▶ EXERCISE
Print the records below exactly, from the line containing "Give me the Plotly source for this chart." down to the line containing "fig = go.Figure()", both lines included, and omit every picture.

▶ THE RECORDS
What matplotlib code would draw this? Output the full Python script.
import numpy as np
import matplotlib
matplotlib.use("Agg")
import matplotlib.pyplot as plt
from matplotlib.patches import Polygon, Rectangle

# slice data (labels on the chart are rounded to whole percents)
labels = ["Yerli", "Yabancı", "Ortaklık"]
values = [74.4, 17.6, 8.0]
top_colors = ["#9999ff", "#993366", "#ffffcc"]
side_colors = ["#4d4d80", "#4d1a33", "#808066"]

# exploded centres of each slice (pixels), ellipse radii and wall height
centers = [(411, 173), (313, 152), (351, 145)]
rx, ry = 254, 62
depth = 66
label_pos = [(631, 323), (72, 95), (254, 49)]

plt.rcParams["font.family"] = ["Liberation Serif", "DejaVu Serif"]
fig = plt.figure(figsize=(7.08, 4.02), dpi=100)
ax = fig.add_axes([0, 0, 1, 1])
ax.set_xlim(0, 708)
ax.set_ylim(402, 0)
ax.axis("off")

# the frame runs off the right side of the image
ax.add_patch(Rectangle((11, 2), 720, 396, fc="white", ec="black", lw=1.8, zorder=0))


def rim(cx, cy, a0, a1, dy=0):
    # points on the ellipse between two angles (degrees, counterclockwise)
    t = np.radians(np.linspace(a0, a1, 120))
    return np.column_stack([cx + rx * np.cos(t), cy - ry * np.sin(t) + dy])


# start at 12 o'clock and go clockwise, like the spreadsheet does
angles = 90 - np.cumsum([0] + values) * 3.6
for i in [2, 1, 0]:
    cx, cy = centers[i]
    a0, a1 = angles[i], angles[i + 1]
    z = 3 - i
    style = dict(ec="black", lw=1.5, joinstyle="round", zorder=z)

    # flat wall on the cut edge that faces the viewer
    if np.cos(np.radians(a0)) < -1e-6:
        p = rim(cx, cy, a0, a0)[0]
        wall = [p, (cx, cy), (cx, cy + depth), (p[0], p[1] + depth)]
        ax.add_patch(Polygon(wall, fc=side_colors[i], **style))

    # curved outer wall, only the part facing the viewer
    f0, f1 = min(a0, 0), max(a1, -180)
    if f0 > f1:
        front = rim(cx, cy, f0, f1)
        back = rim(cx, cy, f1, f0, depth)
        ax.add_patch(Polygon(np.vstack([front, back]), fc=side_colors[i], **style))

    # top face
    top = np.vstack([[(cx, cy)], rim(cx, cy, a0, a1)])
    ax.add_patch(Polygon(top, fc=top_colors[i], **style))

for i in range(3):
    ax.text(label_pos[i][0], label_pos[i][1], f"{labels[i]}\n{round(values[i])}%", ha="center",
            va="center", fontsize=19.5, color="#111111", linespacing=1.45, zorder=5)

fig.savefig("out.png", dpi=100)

==

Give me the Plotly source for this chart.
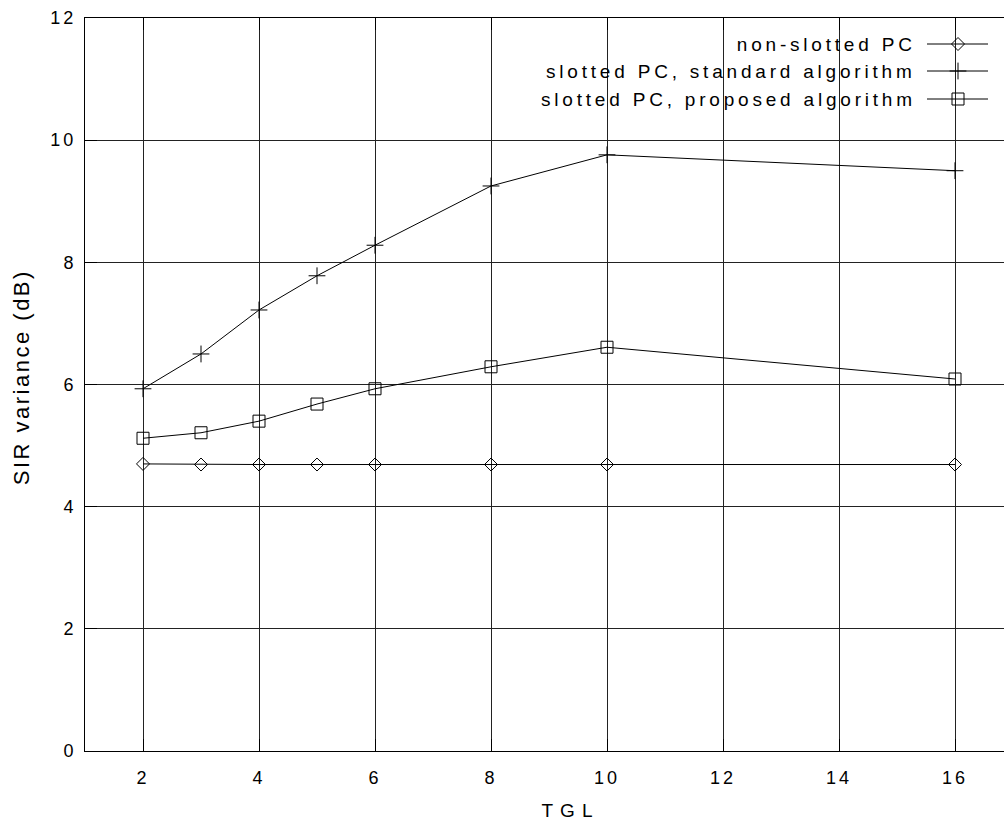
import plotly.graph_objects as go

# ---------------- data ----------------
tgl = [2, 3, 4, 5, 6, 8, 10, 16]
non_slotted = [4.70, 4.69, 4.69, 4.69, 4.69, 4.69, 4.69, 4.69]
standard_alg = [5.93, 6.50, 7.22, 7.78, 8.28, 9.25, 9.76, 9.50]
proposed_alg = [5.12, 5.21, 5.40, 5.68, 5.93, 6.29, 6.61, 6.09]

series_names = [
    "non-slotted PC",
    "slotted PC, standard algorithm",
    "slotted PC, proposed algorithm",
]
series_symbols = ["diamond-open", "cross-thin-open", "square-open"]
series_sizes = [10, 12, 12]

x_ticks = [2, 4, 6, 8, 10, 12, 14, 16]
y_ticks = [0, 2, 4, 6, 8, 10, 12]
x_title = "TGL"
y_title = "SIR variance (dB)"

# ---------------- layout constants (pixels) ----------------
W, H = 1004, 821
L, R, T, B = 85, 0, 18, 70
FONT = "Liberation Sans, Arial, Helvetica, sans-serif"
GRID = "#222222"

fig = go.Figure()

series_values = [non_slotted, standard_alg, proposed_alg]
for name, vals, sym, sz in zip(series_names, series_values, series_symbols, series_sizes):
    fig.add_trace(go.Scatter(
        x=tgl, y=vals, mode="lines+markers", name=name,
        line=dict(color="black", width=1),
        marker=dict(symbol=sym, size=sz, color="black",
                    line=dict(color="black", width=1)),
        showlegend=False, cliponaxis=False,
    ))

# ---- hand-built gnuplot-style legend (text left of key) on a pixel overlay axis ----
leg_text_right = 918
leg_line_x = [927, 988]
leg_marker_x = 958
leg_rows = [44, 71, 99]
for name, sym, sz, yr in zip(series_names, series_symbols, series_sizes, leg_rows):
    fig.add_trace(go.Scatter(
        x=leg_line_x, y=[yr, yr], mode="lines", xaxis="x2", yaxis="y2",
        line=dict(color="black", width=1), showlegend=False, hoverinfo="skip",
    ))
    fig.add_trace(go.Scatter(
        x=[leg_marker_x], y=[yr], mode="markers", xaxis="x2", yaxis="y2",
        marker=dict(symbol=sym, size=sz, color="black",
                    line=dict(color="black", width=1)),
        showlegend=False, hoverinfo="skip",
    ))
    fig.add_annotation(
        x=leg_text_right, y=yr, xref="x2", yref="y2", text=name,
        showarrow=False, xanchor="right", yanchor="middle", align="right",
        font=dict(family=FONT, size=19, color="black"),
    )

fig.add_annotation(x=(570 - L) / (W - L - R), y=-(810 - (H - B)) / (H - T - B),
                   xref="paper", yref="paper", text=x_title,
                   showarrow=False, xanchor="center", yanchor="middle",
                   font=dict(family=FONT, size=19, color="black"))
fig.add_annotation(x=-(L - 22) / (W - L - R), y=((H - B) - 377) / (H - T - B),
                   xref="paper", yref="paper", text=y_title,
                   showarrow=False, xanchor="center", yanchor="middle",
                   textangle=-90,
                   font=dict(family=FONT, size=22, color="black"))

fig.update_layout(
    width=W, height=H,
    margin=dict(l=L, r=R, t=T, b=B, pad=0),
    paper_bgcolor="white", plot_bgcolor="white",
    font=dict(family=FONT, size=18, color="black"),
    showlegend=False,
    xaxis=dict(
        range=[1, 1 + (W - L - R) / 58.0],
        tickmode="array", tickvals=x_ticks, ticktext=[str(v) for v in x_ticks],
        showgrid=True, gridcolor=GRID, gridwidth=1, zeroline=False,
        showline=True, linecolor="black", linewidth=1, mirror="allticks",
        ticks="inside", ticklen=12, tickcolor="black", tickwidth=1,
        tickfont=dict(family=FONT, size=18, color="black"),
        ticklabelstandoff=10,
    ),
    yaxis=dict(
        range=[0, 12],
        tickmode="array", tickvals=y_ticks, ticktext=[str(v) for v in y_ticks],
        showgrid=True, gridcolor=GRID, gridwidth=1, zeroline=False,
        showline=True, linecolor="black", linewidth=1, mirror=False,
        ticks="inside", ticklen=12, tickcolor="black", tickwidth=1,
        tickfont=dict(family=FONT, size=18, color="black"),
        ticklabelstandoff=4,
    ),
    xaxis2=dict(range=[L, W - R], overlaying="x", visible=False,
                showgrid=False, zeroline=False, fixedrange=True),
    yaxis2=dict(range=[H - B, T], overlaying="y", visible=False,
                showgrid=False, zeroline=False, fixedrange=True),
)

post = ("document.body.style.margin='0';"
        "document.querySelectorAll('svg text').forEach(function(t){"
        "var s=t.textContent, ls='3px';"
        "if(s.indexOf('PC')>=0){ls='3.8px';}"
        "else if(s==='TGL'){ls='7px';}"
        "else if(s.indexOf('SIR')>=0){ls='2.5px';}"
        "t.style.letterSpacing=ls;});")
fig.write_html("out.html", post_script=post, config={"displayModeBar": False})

* * *

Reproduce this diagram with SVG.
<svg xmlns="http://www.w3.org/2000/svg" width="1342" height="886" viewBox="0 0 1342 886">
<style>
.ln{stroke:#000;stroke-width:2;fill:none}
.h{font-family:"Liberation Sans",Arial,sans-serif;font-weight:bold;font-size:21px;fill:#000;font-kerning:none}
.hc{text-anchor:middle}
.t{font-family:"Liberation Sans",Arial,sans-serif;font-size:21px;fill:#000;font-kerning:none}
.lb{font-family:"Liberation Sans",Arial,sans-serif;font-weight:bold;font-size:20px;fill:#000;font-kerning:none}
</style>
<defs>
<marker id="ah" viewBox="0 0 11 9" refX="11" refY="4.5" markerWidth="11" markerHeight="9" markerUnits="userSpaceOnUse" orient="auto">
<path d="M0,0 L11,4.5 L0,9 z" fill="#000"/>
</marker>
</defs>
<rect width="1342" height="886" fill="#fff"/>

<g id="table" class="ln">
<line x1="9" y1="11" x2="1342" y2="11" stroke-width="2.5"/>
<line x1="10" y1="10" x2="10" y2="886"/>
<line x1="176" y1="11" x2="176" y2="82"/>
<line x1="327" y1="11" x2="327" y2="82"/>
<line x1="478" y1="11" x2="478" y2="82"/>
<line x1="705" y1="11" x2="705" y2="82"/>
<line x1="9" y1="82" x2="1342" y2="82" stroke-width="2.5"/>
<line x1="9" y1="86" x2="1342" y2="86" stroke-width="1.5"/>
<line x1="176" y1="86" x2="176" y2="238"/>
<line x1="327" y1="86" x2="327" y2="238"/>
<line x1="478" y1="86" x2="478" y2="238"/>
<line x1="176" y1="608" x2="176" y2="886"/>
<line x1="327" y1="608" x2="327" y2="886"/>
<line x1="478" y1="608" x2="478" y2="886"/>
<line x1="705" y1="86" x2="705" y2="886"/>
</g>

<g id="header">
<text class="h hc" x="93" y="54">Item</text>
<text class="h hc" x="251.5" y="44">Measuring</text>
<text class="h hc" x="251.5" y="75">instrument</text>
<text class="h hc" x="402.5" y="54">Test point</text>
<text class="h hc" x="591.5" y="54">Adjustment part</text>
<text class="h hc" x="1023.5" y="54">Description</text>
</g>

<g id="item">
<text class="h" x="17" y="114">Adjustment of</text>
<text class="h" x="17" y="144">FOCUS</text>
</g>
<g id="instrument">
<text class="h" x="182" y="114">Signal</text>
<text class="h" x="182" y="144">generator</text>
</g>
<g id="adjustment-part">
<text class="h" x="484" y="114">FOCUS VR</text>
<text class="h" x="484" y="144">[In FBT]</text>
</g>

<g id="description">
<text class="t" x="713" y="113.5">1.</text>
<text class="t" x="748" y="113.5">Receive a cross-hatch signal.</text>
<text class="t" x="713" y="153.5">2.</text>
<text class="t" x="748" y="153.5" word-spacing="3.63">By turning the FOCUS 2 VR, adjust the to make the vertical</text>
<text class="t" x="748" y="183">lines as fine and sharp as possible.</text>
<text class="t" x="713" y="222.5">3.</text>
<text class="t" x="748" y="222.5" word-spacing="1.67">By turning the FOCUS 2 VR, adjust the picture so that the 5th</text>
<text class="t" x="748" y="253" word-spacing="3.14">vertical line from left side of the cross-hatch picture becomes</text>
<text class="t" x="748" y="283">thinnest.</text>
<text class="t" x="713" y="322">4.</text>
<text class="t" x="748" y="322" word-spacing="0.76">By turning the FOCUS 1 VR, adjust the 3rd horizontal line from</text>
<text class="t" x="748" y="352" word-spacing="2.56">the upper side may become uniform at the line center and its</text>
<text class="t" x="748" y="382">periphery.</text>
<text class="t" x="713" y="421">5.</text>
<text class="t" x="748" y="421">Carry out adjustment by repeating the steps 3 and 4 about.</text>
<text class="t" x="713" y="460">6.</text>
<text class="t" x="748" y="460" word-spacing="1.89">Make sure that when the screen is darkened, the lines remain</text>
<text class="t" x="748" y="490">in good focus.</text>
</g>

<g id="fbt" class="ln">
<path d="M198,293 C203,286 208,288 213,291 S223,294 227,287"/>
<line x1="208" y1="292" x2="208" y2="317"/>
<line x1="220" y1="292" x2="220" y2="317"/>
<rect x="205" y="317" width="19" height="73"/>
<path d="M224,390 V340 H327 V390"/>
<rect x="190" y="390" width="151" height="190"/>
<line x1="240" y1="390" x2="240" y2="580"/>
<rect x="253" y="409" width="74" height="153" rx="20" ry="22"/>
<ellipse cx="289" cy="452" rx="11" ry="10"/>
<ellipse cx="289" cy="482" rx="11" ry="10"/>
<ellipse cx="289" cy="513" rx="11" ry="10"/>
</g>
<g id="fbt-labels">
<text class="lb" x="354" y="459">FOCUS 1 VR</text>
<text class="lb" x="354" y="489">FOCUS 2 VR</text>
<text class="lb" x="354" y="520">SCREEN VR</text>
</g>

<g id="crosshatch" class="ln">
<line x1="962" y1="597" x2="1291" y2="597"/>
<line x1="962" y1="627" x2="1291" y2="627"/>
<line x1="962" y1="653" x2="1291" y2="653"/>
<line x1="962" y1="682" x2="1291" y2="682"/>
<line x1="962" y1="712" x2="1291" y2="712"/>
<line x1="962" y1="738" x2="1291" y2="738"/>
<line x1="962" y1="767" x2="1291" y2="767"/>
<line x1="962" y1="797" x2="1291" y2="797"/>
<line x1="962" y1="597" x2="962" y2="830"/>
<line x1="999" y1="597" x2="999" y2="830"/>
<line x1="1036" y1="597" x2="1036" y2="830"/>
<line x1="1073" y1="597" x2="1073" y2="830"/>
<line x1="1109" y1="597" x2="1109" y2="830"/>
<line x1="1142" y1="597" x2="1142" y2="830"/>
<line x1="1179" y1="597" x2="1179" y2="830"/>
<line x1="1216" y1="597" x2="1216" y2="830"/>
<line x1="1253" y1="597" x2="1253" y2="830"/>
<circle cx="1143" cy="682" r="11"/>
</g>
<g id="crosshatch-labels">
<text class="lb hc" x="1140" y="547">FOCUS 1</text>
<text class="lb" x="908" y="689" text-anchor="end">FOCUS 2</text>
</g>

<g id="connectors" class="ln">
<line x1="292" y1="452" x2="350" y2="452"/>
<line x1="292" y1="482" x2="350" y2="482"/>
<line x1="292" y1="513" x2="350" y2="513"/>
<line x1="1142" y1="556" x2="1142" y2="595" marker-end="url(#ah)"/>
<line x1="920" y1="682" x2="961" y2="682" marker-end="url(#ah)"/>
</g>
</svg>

▶ OUTPUT OF THE TASK
Give me the Plotly source for this chart.
import plotly.graph_objects as go

# ---------------- data ----------------
tgl = [2, 3, 4, 5, 6, 8, 10, 16]
non_slotted = [4.70, 4.69, 4.69, 4.69, 4.69, 4.69, 4.69, 4.69]
standard_alg = [5.93, 6.50, 7.22, 7.78, 8.28, 9.25, 9.76, 9.50]
proposed_alg = [5.12, 5.21, 5.40, 5.68, 5.93, 6.29, 6.61, 6.09]

series_names = [
    "non-slotted PC",
    "slotted PC, standard algorithm",
    "slotted PC, proposed algorithm",
]
series_symbols = ["diamond-open", "cross-thin-open", "square-open"]
series_sizes = [10, 12, 12]

x_ticks = [2, 4, 6, 8, 10, 12, 14, 16]
y_ticks = [0, 2, 4, 6, 8, 10, 12]
x_title = "TGL"
y_title = "SIR variance (dB)"

# ---------------- layout constants (pixels) ----------------
W, H = 1004, 821
L, R, T, B = 85, 0, 18, 70
FONT = "Liberation Sans, Arial, Helvetica, sans-serif"
GRID = "#222222"

fig = go.Figure()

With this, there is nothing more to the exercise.